I’ve started and stopped multiple times recently regarding writing this post. But having had time for it to register I think for me to deal with it is to be frank, open and up front. In doing so I feel it will help me deal with it and maybe even help others.
Hello, my name is Richard…..earlier this month my life changed forever. At the start of the year I began to rebuild after losing 7 months of running due to injury. For me my goal this year was to get back running and trying to get back to my old speed self but something hasn’t been right for a long time but I put it down to a number of things, over training, tiredness, getting older, stress of the issues we had with my daughters heart conditions for the last 2 years. However, earlier this month my urine was like something out of a horror movie, in that it was pure red. I posted it to social media, most people reckoned it was something runners sometimes get called Hematuria. I thought I had a water infection. I didn’t ignore it and showed my wife who got me into my doctors straight away. My doctor did a urine test but looked concerned, order some more tests and asked me to comeback a couple of days later. So Wednesday arrived but she still didn’t have the results back and said I will phone you.

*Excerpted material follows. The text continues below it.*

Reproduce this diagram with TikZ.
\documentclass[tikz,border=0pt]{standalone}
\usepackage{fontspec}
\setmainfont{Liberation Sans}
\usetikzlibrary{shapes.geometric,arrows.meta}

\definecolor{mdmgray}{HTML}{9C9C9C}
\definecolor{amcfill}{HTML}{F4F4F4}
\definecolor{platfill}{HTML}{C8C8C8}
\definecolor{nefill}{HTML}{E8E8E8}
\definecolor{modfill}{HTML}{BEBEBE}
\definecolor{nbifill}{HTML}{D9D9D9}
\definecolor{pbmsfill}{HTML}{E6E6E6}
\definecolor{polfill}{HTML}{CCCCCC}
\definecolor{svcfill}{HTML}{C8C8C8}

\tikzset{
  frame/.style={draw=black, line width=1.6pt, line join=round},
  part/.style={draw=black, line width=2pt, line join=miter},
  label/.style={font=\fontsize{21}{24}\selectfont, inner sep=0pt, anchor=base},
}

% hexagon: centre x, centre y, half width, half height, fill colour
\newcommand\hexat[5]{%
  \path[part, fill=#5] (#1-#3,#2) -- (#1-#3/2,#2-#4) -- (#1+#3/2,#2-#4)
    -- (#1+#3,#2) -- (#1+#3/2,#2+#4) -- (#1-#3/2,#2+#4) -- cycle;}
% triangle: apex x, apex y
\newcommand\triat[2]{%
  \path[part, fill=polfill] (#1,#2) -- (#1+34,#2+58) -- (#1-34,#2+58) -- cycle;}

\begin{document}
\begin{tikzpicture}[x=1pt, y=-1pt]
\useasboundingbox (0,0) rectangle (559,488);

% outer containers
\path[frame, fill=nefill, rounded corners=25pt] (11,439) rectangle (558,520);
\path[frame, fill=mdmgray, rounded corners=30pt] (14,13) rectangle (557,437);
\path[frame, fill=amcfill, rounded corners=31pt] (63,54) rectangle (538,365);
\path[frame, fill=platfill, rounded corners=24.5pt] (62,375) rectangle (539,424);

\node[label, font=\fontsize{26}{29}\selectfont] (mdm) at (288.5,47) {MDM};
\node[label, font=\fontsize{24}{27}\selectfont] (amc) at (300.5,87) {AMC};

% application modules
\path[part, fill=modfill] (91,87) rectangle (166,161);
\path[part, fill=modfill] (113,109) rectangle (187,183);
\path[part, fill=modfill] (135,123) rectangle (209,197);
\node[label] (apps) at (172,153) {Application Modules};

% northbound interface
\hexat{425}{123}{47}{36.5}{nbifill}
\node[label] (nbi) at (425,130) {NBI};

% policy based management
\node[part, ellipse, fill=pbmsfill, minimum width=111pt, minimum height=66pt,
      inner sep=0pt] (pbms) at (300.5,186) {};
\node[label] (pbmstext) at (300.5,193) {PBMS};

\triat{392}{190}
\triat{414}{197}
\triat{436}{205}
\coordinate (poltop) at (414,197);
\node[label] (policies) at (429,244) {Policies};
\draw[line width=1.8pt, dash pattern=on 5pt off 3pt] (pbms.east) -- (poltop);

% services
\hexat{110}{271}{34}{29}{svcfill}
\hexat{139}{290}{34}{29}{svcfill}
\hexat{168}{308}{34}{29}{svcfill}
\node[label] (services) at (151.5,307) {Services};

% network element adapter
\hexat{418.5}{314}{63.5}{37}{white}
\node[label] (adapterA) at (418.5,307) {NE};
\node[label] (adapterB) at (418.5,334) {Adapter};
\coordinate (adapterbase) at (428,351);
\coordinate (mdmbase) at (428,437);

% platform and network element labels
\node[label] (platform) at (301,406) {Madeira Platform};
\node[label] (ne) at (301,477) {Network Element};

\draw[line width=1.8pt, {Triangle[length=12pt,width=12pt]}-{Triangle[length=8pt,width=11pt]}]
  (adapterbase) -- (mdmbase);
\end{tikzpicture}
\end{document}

Later that day she called me back and said the tests showed some abnormal results. I had a PSA test which I at the time didn’t know, helps to detect prostate cancer. The test, which can be done at a GP surgery, measures the level of prostate-specific antigen (PSA) in your blood. PSA is a protein made only by the prostate gland. So next up I was referred for further tests at the Hallamshire hospital which including an ultra sound on my kidneys and bladder, a digital rectal exam (DRE), A cystoscopy and also a biopsy. The tests showed a few things, firstly my left kidney is in a strange location and there is a shadow on it, that requires further investigation. So I am now waiting a CT scan for that. My bladder tests came back normal, however the other tests revealed my biggest fear…..
… I have Prostrate Cancer at 38! The doctor explained I had the early stages. While this isn’t good news it’s the best of a bad situation. For now the doctor does not want to do anything and has explained they are doing “Active surveillance” which is a way of monitoring slow-growing localised prostate cancer, rather than treating it straight away. The aim is to avoid or delay unnecessary treatment and its side effects. Yes it’s strange to be told I have cancer but for now I don’t need any major treatment such as surgery or radiotherapy!!. The have also discussed Hormone therapy with me as well. All options are on the table until I go back soon to where we will make decision of what the long term plan is.

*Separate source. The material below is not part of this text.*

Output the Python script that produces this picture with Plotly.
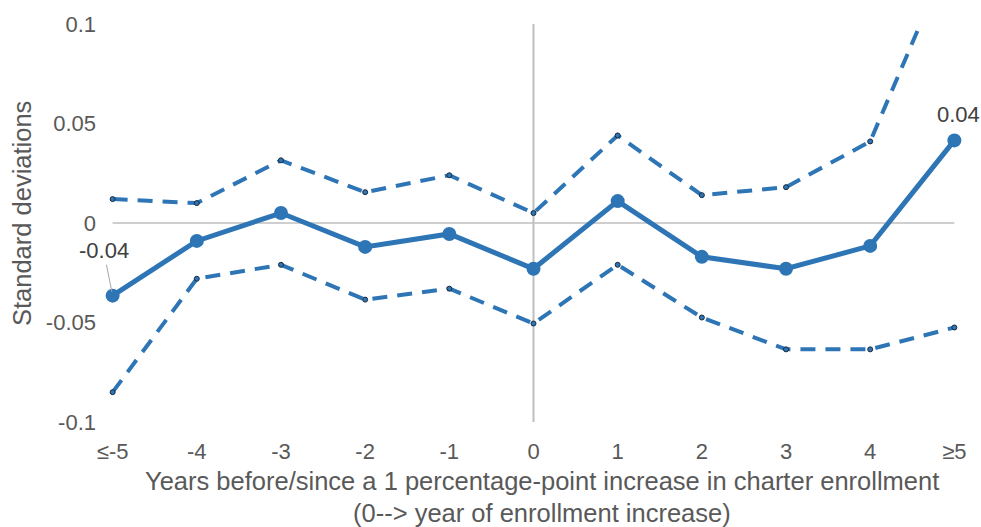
import plotly.graph_objects as go

# Event-study estimates with confidence bounds (standard deviations)
categories = ["≤-5", "-4", "-3", "-2", "-1", "0", "1", "2", "3", "4", "≥5"]
estimate = [-0.0365, -0.009, 0.005, -0.012, -0.0055, -0.023, 0.011, -0.017, -0.023, -0.0115, 0.0415]
upper_bound = [0.012, 0.010, 0.0315, 0.0155, 0.024, 0.005, 0.044, 0.014, 0.018, 0.041, 0.14]
lower_bound = [-0.085, -0.028, -0.021, -0.0385, -0.033, -0.0505, -0.021, -0.0475, -0.0635, -0.0635, -0.0525]
y_tickvals = [-0.1, -0.05, 0, 0.05, 0.1]
y_ticktext = ["-0.1", "-0.05", "0", "0.05", "0.1"]

BLUE = "#2E75B6"
FONT = "Liberation Sans, Arial, sans-serif"
x = list(range(len(categories)))

fig = go.Figure()

for bound in (upper_bound, lower_bound):
    fig.add_trace(go.Scatter(
        x=x, y=bound, mode="lines+markers",
        line=dict(color=BLUE, width=4, dash="15px,10px"),
        marker=dict(size=5, color=BLUE, line=dict(color="#1a2a3a", width=1)),
        hoverinfo="skip", showlegend=False,
    ))

fig.add_trace(go.Scatter(
    x=x, y=estimate, mode="lines+markers",
    line=dict(color=BLUE, width=5),
    marker=dict(size=14, color=BLUE),
    showlegend=False,
))

# Zero reference line across the categories and the event-year divider
fig.add_shape(type="line", x0=0, x1=len(categories) - 1, y0=0, y1=0,
              line=dict(color="#bfbfbf", width=1.5), layer="below")
fig.add_shape(type="line", x0=5, x1=5, y0=-0.1, y1=0.1,
              line=dict(color="#bfbfbf", width=2), layer="below")

# Value labels on the first and last estimates
fig.add_annotation(x=0, y=estimate[0], text=f"{estimate[0]:.2f}",
                   showarrow=True, arrowhead=0, arrowwidth=1, arrowcolor="#a6a6a6",
                   ax=-9, ay=-45, standoff=4,
                   font=dict(family=FONT, size=22, color="#404040"))
fig.add_annotation(x=10, y=estimate[-1], text=f"{estimate[-1]:.2f}",
                   showarrow=False, xshift=4, yshift=26,
                   font=dict(family=FONT, size=22, color="#404040"))

# Axis titles
title_font = dict(family=FONT, size=25.5, color="#595959")
fig.add_annotation(xref="paper", yref="paper", x=(542 - 100) / 867, y=(422 - 481) / 400,
                   xanchor="center", yanchor="middle",
                   text="Years before/since a 1 percentage-point increase in charter enrollment",
                   showarrow=False, font=title_font)
fig.add_annotation(xref="paper", yref="paper", x=(542 - 100) / 867, y=(422 - 513) / 400,
                   xanchor="center", yanchor="middle",
                   text="(0--> year of enrollment increase)",
                   showarrow=False, font=title_font)
fig.add_annotation(xref="paper", yref="paper", x=(22 - 100) / 867, y=(422 - 213) / 400,
                   xanchor="center", yanchor="middle",
                   text="Standard deviations", textangle=-90,
                   showarrow=False, font=title_font)

fig.update_xaxes(range=[-0.15, 10.15], tickvals=x, ticktext=categories,
                 showgrid=False, zeroline=False, showline=False, ticks="",
                 ticklabelstandoff=14,
                 tickfont=dict(family=FONT, size=22, color="#595959"))
fig.update_yaxes(range=[-0.1, 0.1], tickvals=y_tickvals, ticktext=y_ticktext,
                 showgrid=False, zeroline=False, showline=False, ticks="",
                 ticklabelstandoff=3,
                 tickfont=dict(family=FONT, size=22, color="#595959"))

fig.update_layout(
    width=981, height=527,
    margin=dict(l=100, r=14, t=22, b=105),
    plot_bgcolor="white", paper_bgcolor="white",
    font=dict(family=FONT),
)

fig.write_html("out.html")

For now I will have active surveillance, which means I will have regular tests to monitor my Cancer. The tests aim to find any changes that suggest the cancer is growing.
- PSA tests
- MRI scans
- digital rectal examinations (DRE)
- prostate biopsies.
If any of my test results show that my cancer might be growing, I will be offered further tests to check on the cancer. If any changes are found, I can have treatment that aims to get rid of the cancer. I have spoken to a number of men who have the same cancer, one has had it 10 years and it’s not spread, so it’s a strange cancer and everyone reacts differently. The hard part will be learning to live with it knowing I have it and things could change at any time.

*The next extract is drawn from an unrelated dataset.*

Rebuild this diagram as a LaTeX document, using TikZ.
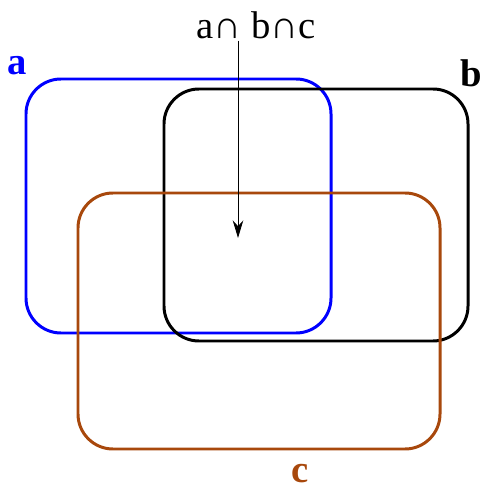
\documentclass[tikz,border=0pt]{standalone}
\usepackage{fontspec}
\setmainfont{Liberation Serif}
\usepackage{tikz}
\usetikzlibrary{arrows.meta}
\definecolor{setbrown}{RGB}{168,72,12}
\tikzstyle{setbox} = [line width=1.7pt, rounded corners=0.7cm]
\tikzstyle{setlabel} = [font=\fontsize{22}{24}\selectfont\bfseries]
\tikzstyle{arrow} = [-{Stealth[length=10pt,width=6pt]}, line width=0.5pt]

\begin{document}
\begin{tikzpicture}[x=0.02cm, y=-0.02cm]
  \useasboundingbox (0,0) rectangle (482,492);

  \draw [setbox, blue] (26,79) rectangle (331,333);
  \draw [setbox, black] (164,89) rectangle (468,341);
  \draw [setbox, setbrown] (78,193) rectangle (440,449);

  \node (la) [setlabel, blue] at (17,66) {a};
  \node (lb) [setlabel, black] at (471,73) {b};
  \node (lc) [setlabel, setbrown] at (300,474) {c};

  \node (inter) [font=\fontsize{22}{24}\selectfont, inner sep=1pt] at (256,25) {a∩ b∩c};
  \coordinate (mid) at (238,238);

  \draw [arrow] (inter.south -| mid) -- (mid);

\end{tikzpicture}
\end{document}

I genuinely felt that when I went to the doctors it was a ‘nothing to worry about’ appointment which would require no follow up. Anyway obviously this turned out not to be the case. My feeling immediately on my doctor saying the ‘C’ word was one of UTTER shock….I simply could not understand how someone who was otherwise fit and healthy, having run marathons, didn’t drink, smoke or eat rubbish, could have such a thing!. At first I really struggled to take in the news with a million thoughts rushing round my head. I am 38 for Gods sake!,..I run marathons…I eat a healthy diet…..I am not overweight…..I don’t smoke…….I am not diabetic…..there is no family history….I simply don’t “tick any of the boxes”!…how can this be!.
So why have I decided to write about it?……well, I remember when I first found out about my diagnosis I did what probably a lot of people do in the same position….spend hours googling about it to try and find someone in a similar situation as me. I found some incredible stories about some amazing people and how they had got through their treatment. The one overriding theme which I took out from what I read was the importance of ‘staying positive’. Whatever your diagnosis, you will invariably find someone in a tougher position than you. If there was one thing that I knew would help me keep focused and stay positive throughout what I knew would be a long term condition, it was my running!. I hope that reading my blog and my regular updates, it can maybe help others in a similar position to realise that life doesn’t just stand still when you are diagnosed with cancer. If you were an active person before cancer, then use this to get you through the treatment and beyond!. Keep telling yourself ‘this is a battle worth fighting’. With possible surgery and other treatment further down the line, I am under no illusions that this will be an incredibly tough journey. I know for me it’s still very early and in a way lucky to have caught it early, but I know that keeping positive and active will be THE KEY to getting through it.
So running for me is my way of saying FU to cancer!